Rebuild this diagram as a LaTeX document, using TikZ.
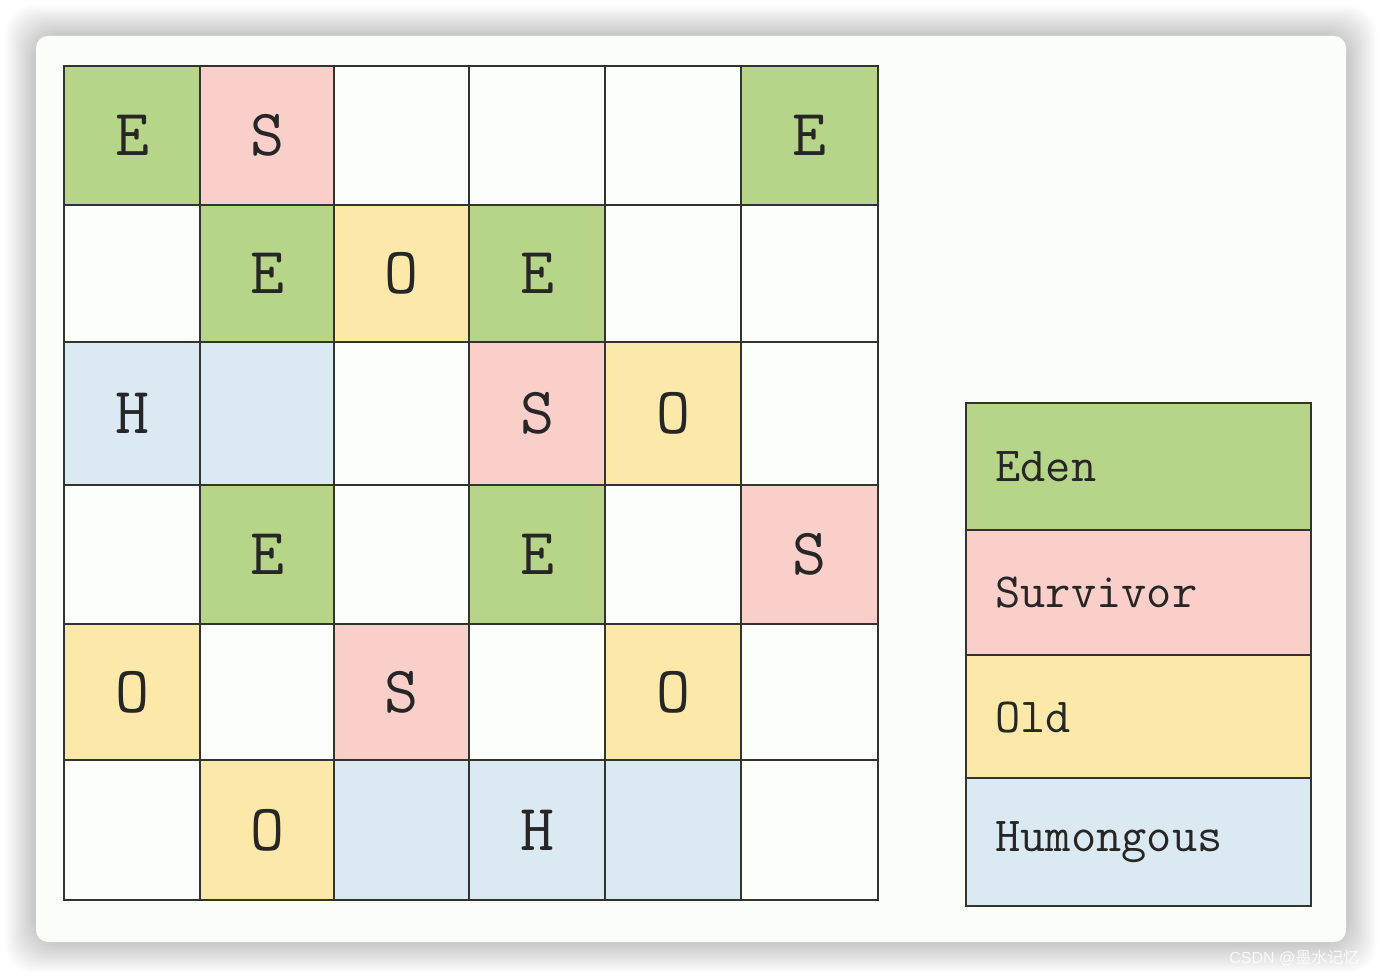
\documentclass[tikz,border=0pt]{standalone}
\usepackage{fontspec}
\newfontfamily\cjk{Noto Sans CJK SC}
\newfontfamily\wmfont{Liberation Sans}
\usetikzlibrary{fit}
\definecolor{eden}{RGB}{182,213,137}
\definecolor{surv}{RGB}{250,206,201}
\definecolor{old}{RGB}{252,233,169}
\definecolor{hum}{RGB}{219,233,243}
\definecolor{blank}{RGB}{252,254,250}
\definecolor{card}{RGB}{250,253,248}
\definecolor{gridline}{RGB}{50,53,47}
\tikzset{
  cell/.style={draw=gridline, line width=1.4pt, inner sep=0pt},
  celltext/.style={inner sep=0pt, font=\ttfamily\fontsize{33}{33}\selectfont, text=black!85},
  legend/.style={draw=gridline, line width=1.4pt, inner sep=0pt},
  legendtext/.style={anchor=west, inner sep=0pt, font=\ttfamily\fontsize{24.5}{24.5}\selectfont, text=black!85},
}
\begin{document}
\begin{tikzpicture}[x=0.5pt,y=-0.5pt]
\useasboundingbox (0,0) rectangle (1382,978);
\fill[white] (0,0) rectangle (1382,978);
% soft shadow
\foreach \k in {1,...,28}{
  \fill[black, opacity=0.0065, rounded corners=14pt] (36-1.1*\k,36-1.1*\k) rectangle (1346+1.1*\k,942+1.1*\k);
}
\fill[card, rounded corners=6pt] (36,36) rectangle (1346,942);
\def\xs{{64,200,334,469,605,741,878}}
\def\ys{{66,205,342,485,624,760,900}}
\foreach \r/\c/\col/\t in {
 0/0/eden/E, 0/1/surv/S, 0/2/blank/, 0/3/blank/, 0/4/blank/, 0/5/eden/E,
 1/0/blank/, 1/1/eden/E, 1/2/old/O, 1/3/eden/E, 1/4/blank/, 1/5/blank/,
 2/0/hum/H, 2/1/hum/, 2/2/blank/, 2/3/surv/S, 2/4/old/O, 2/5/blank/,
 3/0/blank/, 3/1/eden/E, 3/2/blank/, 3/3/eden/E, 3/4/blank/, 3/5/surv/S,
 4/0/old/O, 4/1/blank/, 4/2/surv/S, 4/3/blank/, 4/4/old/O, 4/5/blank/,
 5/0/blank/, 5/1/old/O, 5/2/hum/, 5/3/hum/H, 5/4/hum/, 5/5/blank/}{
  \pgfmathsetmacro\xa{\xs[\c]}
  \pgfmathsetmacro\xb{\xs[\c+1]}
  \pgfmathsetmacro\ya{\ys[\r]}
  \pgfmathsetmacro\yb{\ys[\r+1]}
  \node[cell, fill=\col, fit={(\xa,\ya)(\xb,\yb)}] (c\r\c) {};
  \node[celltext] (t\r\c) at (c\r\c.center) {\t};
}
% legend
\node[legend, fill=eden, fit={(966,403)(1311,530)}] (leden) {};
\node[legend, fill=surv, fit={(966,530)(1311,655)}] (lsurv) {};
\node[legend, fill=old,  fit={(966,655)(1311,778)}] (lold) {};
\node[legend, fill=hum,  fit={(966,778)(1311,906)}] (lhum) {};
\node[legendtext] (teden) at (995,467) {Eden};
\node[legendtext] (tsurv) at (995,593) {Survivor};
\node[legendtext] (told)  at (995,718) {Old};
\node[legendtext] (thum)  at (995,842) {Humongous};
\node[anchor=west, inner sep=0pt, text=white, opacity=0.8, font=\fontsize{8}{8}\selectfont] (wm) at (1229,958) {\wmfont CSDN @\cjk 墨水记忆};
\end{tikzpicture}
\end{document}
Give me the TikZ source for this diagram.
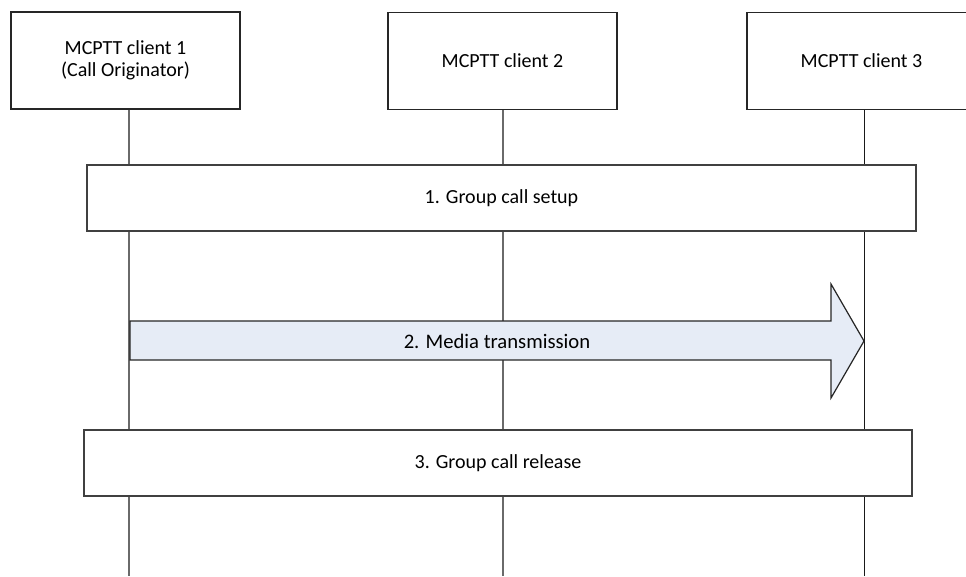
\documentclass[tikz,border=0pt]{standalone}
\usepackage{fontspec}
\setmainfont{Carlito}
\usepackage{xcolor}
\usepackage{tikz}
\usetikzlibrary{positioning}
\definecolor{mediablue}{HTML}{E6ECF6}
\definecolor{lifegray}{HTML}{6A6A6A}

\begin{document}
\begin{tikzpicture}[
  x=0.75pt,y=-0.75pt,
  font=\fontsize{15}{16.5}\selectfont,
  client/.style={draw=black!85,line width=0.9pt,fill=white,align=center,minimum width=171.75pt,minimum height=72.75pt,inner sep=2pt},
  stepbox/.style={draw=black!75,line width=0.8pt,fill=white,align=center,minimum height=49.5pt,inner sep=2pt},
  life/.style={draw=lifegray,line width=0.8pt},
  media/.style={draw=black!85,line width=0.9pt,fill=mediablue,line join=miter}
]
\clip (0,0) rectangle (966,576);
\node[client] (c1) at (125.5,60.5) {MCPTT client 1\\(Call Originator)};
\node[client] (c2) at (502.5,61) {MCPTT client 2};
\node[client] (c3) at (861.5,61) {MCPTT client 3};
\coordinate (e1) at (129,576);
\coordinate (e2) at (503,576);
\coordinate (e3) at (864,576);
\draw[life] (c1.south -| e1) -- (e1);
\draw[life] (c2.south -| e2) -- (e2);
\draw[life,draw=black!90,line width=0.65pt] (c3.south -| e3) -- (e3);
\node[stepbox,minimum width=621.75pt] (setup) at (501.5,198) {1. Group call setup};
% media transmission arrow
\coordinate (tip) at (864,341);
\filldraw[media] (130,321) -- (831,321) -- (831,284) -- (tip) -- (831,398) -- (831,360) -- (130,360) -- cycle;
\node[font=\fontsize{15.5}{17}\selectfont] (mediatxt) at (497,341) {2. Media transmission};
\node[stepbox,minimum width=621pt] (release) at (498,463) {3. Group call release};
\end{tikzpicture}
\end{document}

--

- EXERCISE DETAILS:
Every line of the data should be copied as it stands, without the images.

- ANSWER FOR THIS EXERCISE:
Rebuild this diagram as a LaTeX document, using TikZ.
\documentclass[tikz,border=0pt]{standalone}
\usepackage{fontspec}
\newfontfamily\cjk{Noto Sans CJK SC}
\newfontfamily\wmfont{Liberation Sans}
\usetikzlibrary{fit}
\definecolor{eden}{RGB}{182,213,137}
\definecolor{surv}{RGB}{250,206,201}
\definecolor{old}{RGB}{252,233,169}
\definecolor{hum}{RGB}{219,233,243}
\definecolor{blank}{RGB}{252,254,250}
\definecolor{card}{RGB}{250,253,248}
\definecolor{gridline}{RGB}{50,53,47}
\tikzset{
  cell/.style={draw=gridline, line width=1.4pt, inner sep=0pt},
  celltext/.style={inner sep=0pt, font=\ttfamily\fontsize{33}{33}\selectfont, text=black!85},
  legend/.style={draw=gridline, line width=1.4pt, inner sep=0pt},
  legendtext/.style={anchor=west, inner sep=0pt, font=\ttfamily\fontsize{24.5}{24.5}\selectfont, text=black!85},
}
\begin{document}
\begin{tikzpicture}[x=0.5pt,y=-0.5pt]
\useasboundingbox (0,0) rectangle (1382,978);
\fill[white] (0,0) rectangle (1382,978);
% soft shadow
\foreach \k in {1,...,28}{
  \fill[black, opacity=0.0065, rounded corners=14pt] (36-1.1*\k,36-1.1*\k) rectangle (1346+1.1*\k,942+1.1*\k);
}
\fill[card, rounded corners=6pt] (36,36) rectangle (1346,942);
\def\xs{{64,200,334,469,605,741,878}}
\def\ys{{66,205,342,485,624,760,900}}
\foreach \r/\c/\col/\t in {
 0/0/eden/E, 0/1/surv/S, 0/2/blank/, 0/3/blank/, 0/4/blank/, 0/5/eden/E,
 1/0/blank/, 1/1/eden/E, 1/2/old/O, 1/3/eden/E, 1/4/blank/, 1/5/blank/,
 2/0/hum/H, 2/1/hum/, 2/2/blank/, 2/3/surv/S, 2/4/old/O, 2/5/blank/,
 3/0/blank/, 3/1/eden/E, 3/2/blank/, 3/3/eden/E, 3/4/blank/, 3/5/surv/S,
 4/0/old/O, 4/1/blank/, 4/2/surv/S, 4/3/blank/, 4/4/old/O, 4/5/blank/,
 5/0/blank/, 5/1/old/O, 5/2/hum/, 5/3/hum/H, 5/4/hum/, 5/5/blank/}{
  \pgfmathsetmacro\xa{\xs[\c]}
  \pgfmathsetmacro\xb{\xs[\c+1]}
  \pgfmathsetmacro\ya{\ys[\r]}
  \pgfmathsetmacro\yb{\ys[\r+1]}
  \node[cell, fill=\col, fit={(\xa,\ya)(\xb,\yb)}] (c\r\c) {};
  \node[celltext] (t\r\c) at (c\r\c.center) {\t};
}
% legend
\node[legend, fill=eden, fit={(966,403)(1311,530)}] (leden) {};
\node[legend, fill=surv, fit={(966,530)(1311,655)}] (lsurv) {};
\node[legend, fill=old,  fit={(966,655)(1311,778)}] (lold) {};
\node[legend, fill=hum,  fit={(966,778)(1311,906)}] (lhum) {};
\node[legendtext] (teden) at (995,467) {Eden};
\node[legendtext] (tsurv) at (995,593) {Survivor};
\node[legendtext] (told)  at (995,718) {Old};
\node[legendtext] (thum)  at (995,842) {Humongous};
\node[anchor=west, inner sep=0pt, text=white, opacity=0.8, font=\fontsize{8}{8}\selectfont] (wm) at (1229,958) {\wmfont CSDN @\cjk 墨水记忆};
\end{tikzpicture}
\end{document}
Give me the TikZ source for this diagram.
\documentclass[tikz,border=0pt]{standalone}
\usepackage{fontspec}
\setmainfont{Carlito}
\usepackage{xcolor}
\usepackage{tikz}
\usetikzlibrary{positioning}
\definecolor{mediablue}{HTML}{E6ECF6}
\definecolor{lifegray}{HTML}{6A6A6A}

\begin{document}
\begin{tikzpicture}[
  x=0.75pt,y=-0.75pt,
  font=\fontsize{15}{16.5}\selectfont,
  client/.style={draw=black!85,line width=0.9pt,fill=white,align=center,minimum width=171.75pt,minimum height=72.75pt,inner sep=2pt},
  stepbox/.style={draw=black!75,line width=0.8pt,fill=white,align=center,minimum height=49.5pt,inner sep=2pt},
  life/.style={draw=lifegray,line width=0.8pt},
  media/.style={draw=black!85,line width=0.9pt,fill=mediablue,line join=miter}
]
\clip (0,0) rectangle (966,576);
\node[client] (c1) at (125.5,60.5) {MCPTT client 1\\(Call Originator)};
\node[client] (c2) at (502.5,61) {MCPTT client 2};
\node[client] (c3) at (861.5,61) {MCPTT client 3};
\coordinate (e1) at (129,576);
\coordinate (e2) at (503,576);
\coordinate (e3) at (864,576);
\draw[life] (c1.south -| e1) -- (e1);
\draw[life] (c2.south -| e2) -- (e2);
\draw[life,draw=black!90,line width=0.65pt] (c3.south -| e3) -- (e3);
\node[stepbox,minimum width=621.75pt] (setup) at (501.5,198) {1. Group call setup};
% media transmission arrow
\coordinate (tip) at (864,341);
\filldraw[media] (130,321) -- (831,321) -- (831,284) -- (tip) -- (831,398) -- (831,360) -- (130,360) -- cycle;
\node[font=\fontsize{15.5}{17}\selectfont] (mediatxt) at (497,341) {2. Media transmission};
\node[stepbox,minimum width=621pt] (release) at (498,463) {3. Group call release};
\end{tikzpicture}
\end{document}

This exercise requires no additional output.